Team Members: Adam Woodhouse1,2, Anshuman Swain3,4, Jansen A. Smith5, Elizabeth C. Sibert6, Adriane R. Lam7, Jennifer A. Dunne8 and Alexandra Auderset9

1School of Earth Sciences, University of Bristol, Bristol, BS8 1RJ, UK; ORCID: 0000-0002-5877-8742; adam.woodhouse@bristol.ac.uk; 2University of Texas Institute for Geophysics, University of Texas at Austin, Austin, TX 78758, USA; 3Department of Organismic and Evolutionary Biology, 26 Oxford St., Harvard University, Cambridge, MA 02141, USA; 4Museum of Comparative Zoology, 26 Oxford St., Harvard University, Cambridge, MA 02141, USA; ORCID: 0000-0002-9180-2222; anshumanswain@fas.harvard.edu; 5Department of Earth and Environmental Sciences, University of Minnesota Duluth, 1049 University Drive, Duluth, MN 55812, USA; ORCID: 0000-0003-3771-2039; smithja@d.umn.edu; 6Department of Geology & Geophysics, Woods Hole Oceanographic Institution, 266 Woods Hole Road, Woods Hole, MA 02532, USA; ORCID: 0000-0003-0577-864X; esibert@whoi.edu; 7Department of Earth Sciences, Binghamton University, 4400 Vestal Parkway East, PO Box 6000, Binghamton, NY 13902; ORCID: 0000-0002-4131-1767 ; alam@binghamton.edu; 8Santa Fe Institute, 1399 Hyde Park Road, Santa Fe, NM 87501; ORCID: 0000-0002-3789-956; jdunne@santafe.edu; 9School of Ocean and Earth Science, University of Southampton, European Way, SO14 3ZH Southampton, UK; ORCID: 0000-0002-6316-4980; a.auderset@soton.ac.uk;

Brief Description

The microfossil record contains abundant, diverse, and well-preserved fossils spanning multiple trophic levels from primary producers to apex predators.
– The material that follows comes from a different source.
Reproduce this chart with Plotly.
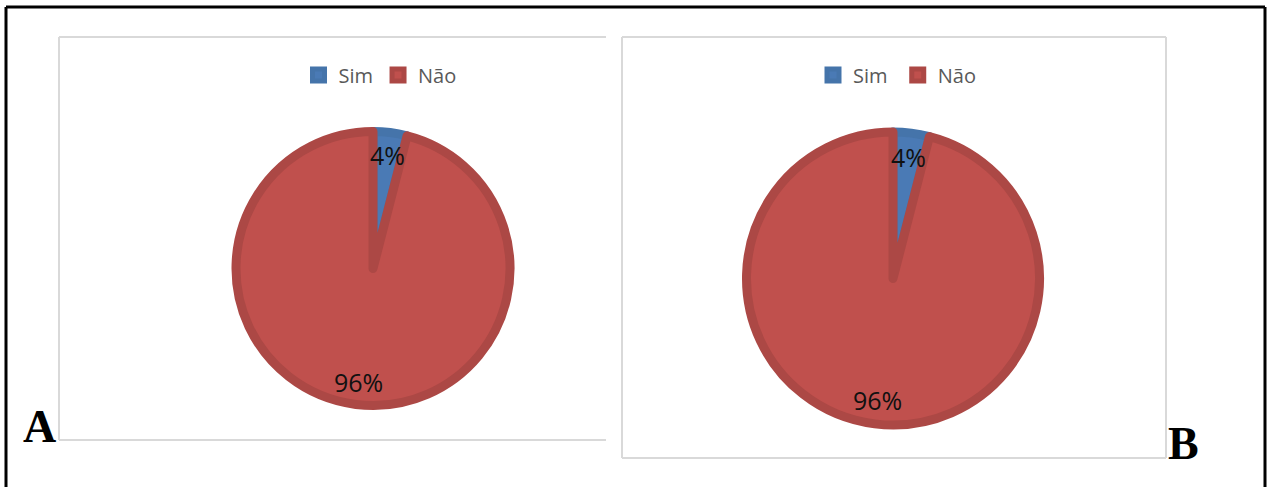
import math
import plotly.graph_objects as go

W, H = 1269, 487

labels = ["Sim", "Não"]
values_a = [4, 96]
values_b = [4, 96]
fill_colors = ["#4A7AB5", "#C0504D"]
line_colors = ["#4574AA", "#AC4845"]
LW = 9

# pie outer extents in pixels: (left, right, top, bottom)
pies_px = [(231, 515, 127, 410), (742, 1044, 127, 430)]

def dom(px):
    l, r, t, b = px
    h = LW / 2
    l, r, t, b = l + h, r - h, t + h, b - h
    return dict(x=[l / W, r / W], y=[1 - b / H, 1 - t / H])

fig = go.Figure()
for i, (vals, px) in enumerate(zip([values_a, values_b], pies_px)):
    # second pie's labels get a trailing space so it owns its own legend items
    labs = labels if i == 0 else [s + " " for s in labels]
    fig.add_trace(go.Pie(
        labels=labs, values=vals, sort=False, direction="clockwise", rotation=0,
        domain=dom(px), textinfo="none", hoverinfo="label+percent",
        marker=dict(colors=fill_colors, line=dict(color=line_colors, width=LW)),
        legend="legend" if i == 0 else "legend2",
    ))

annotations = []
for vals, px in zip([values_a, values_b], pies_px):
    l, r, t, b = px
    cx, cy = (l + r) / 2, (t + b) / 2
    R = min(r - l, b - t) / 2
    total = sum(vals)
    start = 0.0
    for v in vals:
        frac = v / total
        mid = (start + frac / 2) * 2 * math.pi
        start += frac
        rr = 0.81 * R
        x = cx + rr * math.sin(mid)
        y = cy - rr * math.cos(mid)
        annotations.append(dict(
            x=x / W, y=1 - y / H, xref="paper", yref="paper", showarrow=False,
            text=f"{round(frac * 100)}%", xanchor="center", yanchor="middle",
            font=dict(family="Open Sans, Lato, sans-serif", size=25, color="#111111"),
        ))

# panel letters
annotations.append(dict(x=40 / W, y=1 - 426 / H, xref="paper", yref="paper", showarrow=False,
                        text="<b>A</b>", xanchor="center", yanchor="middle",
                        font=dict(family="Liberation Serif, Times New Roman, serif", size=46, color="black")))
annotations.append(dict(x=1183 / W, y=1 - 443 / H, xref="paper", yref="paper", showarrow=False,
                        text="<b>B</b>", xanchor="center", yanchor="middle",
                        font=dict(family="Liberation Serif, Times New Roman, serif", size=46, color="black")))

def px_line(x0, y0, x1, y1, color, width):
    return dict(type="line", xref="paper", yref="paper",
                x0=x0 / W, x1=x1 / W, y0=1 - y0 / H, y1=1 - y1 / H,
                line=dict(color=color, width=width))

gray = "#D9D9D9"
shapes = [
    # outer black frame
    px_line(6, 7, 1265, 7, "black", 3),
    px_line(6, 7, 6, 495, "black", 3),
    px_line(1265, 7, 1265, 495, "black", 3),
    # panel A frame (open on the right)
    px_line(59, 37, 606, 37, gray, 2),
    px_line(59, 440, 606, 440, gray, 2),
    px_line(59, 37, 59, 440, gray, 2),
    # panel B frame
    px_line(622, 37, 1166, 37, gray, 2),
    px_line(622, 458, 1166, 458, gray, 2),
    px_line(622, 37, 622, 458, gray, 2),
    px_line(1166, 37, 1166, 458, gray, 2),
]

legend_font = dict(family="Open Sans, Lato, sans-serif", size=20, color="#595959")
fig.update_layout(
    width=W, height=H, margin=dict(l=0, r=0, t=0, b=0),
    paper_bgcolor="white", plot_bgcolor="white",
    annotations=annotations, shapes=shapes,
    legend=dict(orientation="h", x=380 / W, y=1 - 75 / H, xanchor="center", yanchor="middle",
                font=legend_font, itemwidth=30, traceorder="normal", bgcolor="rgba(0,0,0,0)"),
    legend2=dict(orientation="h", x=900 / W, y=1 - 75 / H, xanchor="center", yanchor="middle",
                 font=legend_font, itemwidth=30, traceorder="normal", bgcolor="rgba(0,0,0,0)"),
    showlegend=True,
)

fig.write_html("out.html", config={"displayModeBar": False},
               post_script="document.body.style.margin='0';document.body.style.padding='0';")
In addition, microfossils often constitute and are preserved in high abundances alongside continuous high-resolution geochemical proxy records. These microfossil characteristics mean that they can provide valuable context for understanding the modern climate and biodiversity crises by allowing for the investigation of spatiotemporal scales well beyond what is available in neo-ecological research. Here we formalize a research framework of “micropaleoecology” which builds on a holistic understanding from the organism to ecosystem level, integrating geochemical proxy records with microfossil records and metrics, and drawing on mechanistic models and systems-level statistical analyses to integrate among disparate records. Using multiple proxies and mechanistic mathematical frameworks extends analysis beyond traditional correlation-based studies of paleoecological associations and builds a greater understanding of past ecosystem dynamics. The goal of micropaleoecology is to investigate how environmental changes impact the component and emergent properties of ecosystems through the integration of multi-trophic level body fossil records (primarily using microfossils, and incorporating additional macrofossil data where possible) with contemporaneous environmental (biogeochemical, geochemical, and sedimentological) records. Micropaleoecology, with its focus on integrating ecological metrics within the context of paleontological records, facilitates a deeper understanding of the response of ecosystems across time and space to better prepare for a future Earth under threat from anthropogenic climate change.